PROBLEM TO WORK ON: Reproduce nothing except the lines between the line with "Output the LaTeX" and the line with "(other) [svc, minimum", both ends included, and please leave out pictures.

(Figure scripts)
###

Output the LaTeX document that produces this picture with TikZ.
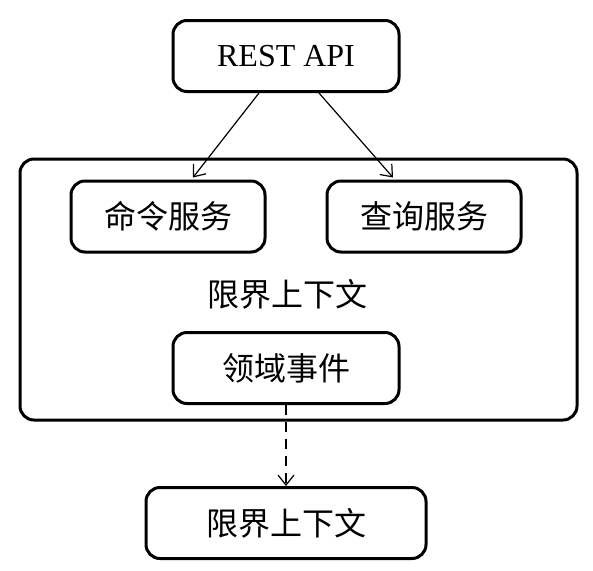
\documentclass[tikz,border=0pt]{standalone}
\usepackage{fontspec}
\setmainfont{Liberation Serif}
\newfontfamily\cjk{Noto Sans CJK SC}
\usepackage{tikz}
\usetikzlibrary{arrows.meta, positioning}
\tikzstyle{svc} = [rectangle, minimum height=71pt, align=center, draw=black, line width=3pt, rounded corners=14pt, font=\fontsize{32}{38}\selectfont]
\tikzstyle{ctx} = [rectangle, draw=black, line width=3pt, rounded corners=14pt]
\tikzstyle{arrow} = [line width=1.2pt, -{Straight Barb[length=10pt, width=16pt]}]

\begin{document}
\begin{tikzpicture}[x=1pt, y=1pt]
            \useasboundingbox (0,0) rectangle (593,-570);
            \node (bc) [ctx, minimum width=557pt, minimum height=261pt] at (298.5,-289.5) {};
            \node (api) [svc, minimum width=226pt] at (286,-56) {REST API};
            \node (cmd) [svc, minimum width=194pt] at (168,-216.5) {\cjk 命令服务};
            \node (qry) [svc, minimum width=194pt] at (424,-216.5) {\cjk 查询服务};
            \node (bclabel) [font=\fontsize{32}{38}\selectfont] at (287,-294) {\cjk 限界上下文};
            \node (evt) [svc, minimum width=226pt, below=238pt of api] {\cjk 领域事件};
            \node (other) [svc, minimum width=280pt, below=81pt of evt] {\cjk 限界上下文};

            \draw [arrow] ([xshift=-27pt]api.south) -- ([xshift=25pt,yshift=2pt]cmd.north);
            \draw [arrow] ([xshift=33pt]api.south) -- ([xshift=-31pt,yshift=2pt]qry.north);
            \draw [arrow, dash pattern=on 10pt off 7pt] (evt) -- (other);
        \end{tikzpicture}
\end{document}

###

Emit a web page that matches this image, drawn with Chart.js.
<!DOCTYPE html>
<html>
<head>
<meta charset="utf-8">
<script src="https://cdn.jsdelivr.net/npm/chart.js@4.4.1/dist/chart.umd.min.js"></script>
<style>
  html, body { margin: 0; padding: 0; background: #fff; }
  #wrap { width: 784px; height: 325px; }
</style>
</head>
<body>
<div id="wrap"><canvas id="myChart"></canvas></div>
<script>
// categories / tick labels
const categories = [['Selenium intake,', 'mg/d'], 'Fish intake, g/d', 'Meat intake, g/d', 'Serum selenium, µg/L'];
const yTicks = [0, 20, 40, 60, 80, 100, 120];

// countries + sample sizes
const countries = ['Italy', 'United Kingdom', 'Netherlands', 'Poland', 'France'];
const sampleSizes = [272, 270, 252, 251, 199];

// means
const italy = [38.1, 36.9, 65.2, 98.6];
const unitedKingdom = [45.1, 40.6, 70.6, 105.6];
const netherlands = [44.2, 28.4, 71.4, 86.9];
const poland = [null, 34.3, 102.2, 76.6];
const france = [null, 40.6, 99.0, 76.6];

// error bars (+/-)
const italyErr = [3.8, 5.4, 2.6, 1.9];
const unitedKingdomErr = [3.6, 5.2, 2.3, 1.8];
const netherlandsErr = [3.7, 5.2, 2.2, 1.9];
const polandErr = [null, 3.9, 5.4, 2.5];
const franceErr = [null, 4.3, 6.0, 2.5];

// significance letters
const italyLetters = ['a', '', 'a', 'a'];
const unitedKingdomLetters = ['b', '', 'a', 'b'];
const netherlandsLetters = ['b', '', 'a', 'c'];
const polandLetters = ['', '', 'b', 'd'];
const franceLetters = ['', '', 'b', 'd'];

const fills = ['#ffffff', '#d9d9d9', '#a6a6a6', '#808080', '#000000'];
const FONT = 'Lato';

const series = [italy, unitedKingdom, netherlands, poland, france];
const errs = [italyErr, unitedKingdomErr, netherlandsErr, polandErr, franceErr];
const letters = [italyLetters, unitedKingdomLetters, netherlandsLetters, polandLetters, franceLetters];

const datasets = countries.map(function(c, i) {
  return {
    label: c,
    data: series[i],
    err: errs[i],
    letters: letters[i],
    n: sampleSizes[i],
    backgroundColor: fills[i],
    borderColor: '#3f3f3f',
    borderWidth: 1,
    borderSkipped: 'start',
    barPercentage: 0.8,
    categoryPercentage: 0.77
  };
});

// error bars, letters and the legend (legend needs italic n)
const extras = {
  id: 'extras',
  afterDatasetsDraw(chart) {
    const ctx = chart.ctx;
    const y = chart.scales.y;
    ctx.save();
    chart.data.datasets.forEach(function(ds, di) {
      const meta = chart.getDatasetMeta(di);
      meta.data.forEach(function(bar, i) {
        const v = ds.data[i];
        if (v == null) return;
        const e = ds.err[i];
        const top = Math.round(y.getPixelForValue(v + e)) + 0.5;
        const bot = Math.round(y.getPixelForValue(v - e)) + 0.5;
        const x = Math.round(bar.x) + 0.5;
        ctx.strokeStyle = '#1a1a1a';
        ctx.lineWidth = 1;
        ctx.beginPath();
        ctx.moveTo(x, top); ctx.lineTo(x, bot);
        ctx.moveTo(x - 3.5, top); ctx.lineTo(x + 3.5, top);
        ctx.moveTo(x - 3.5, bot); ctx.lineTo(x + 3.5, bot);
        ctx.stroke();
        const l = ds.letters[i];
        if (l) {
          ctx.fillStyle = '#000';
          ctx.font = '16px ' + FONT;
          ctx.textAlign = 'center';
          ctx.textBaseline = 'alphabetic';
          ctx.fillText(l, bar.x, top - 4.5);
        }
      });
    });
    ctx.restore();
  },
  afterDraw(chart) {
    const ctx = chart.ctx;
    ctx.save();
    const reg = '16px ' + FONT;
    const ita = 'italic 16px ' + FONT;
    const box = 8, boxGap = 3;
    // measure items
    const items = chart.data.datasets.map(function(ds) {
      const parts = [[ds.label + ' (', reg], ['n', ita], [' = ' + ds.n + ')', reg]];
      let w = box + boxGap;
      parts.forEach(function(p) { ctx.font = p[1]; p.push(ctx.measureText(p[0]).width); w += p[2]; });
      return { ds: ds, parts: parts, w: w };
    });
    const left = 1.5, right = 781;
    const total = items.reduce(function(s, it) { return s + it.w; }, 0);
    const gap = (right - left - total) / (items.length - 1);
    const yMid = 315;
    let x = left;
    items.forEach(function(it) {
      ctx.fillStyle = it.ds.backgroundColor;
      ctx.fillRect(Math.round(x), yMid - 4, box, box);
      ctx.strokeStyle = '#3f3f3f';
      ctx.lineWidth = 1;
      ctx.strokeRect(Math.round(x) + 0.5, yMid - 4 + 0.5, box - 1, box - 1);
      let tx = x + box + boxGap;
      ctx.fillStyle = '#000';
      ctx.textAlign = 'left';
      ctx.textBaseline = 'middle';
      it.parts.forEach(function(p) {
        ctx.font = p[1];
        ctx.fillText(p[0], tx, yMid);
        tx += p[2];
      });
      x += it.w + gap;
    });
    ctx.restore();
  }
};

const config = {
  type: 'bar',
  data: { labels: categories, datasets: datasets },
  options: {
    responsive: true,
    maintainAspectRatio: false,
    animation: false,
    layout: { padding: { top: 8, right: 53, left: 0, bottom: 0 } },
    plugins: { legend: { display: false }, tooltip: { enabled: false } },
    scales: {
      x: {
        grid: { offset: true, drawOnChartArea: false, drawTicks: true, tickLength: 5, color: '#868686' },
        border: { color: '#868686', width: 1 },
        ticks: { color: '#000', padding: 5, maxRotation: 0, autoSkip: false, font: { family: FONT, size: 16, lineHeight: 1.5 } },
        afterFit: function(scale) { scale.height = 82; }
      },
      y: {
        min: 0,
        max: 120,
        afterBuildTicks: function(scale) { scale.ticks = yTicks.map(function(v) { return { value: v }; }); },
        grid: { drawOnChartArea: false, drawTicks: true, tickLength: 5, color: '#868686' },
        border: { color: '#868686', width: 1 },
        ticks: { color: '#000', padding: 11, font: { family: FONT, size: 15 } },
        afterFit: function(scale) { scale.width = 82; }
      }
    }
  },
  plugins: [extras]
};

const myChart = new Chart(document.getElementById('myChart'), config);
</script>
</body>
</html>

###

RESULT OF THIS TASK:
Output the LaTeX document that produces this picture with TikZ.
\documentclass[tikz,border=0pt]{standalone}
\usepackage{fontspec}
\setmainfont{Liberation Serif}
\newfontfamily\cjk{Noto Sans CJK SC}
\usepackage{tikz}
\usetikzlibrary{arrows.meta, positioning}
\tikzstyle{svc} = [rectangle, minimum height=71pt, align=center, draw=black, line width=3pt, rounded corners=14pt, font=\fontsize{32}{38}\selectfont]
\tikzstyle{ctx} = [rectangle, draw=black, line width=3pt, rounded corners=14pt]
\tikzstyle{arrow} = [line width=1.2pt, -{Straight Barb[length=10pt, width=16pt]}]

\begin{document}
\begin{tikzpicture}[x=1pt, y=1pt]
            \useasboundingbox (0,0) rectangle (593,-570);
            \node (bc) [ctx, minimum width=557pt, minimum height=261pt] at (298.5,-289.5) {};
            \node (api) [svc, minimum width=226pt] at (286,-56) {REST API};
            \node (cmd) [svc, minimum width=194pt] at (168,-216.5) {\cjk 命令服务};
            \node (qry) [svc, minimum width=194pt] at (424,-216.5) {\cjk 查询服务};
            \node (bclabel) [font=\fontsize{32}{38}\selectfont] at (287,-294) {\cjk 限界上下文};
            \node (evt) [svc, minimum width=226pt, below=238pt of api] {\cjk 领域事件};
            \node (other) [svc, minimum width=280pt, below=81pt of evt] {\cjk 限界上下文};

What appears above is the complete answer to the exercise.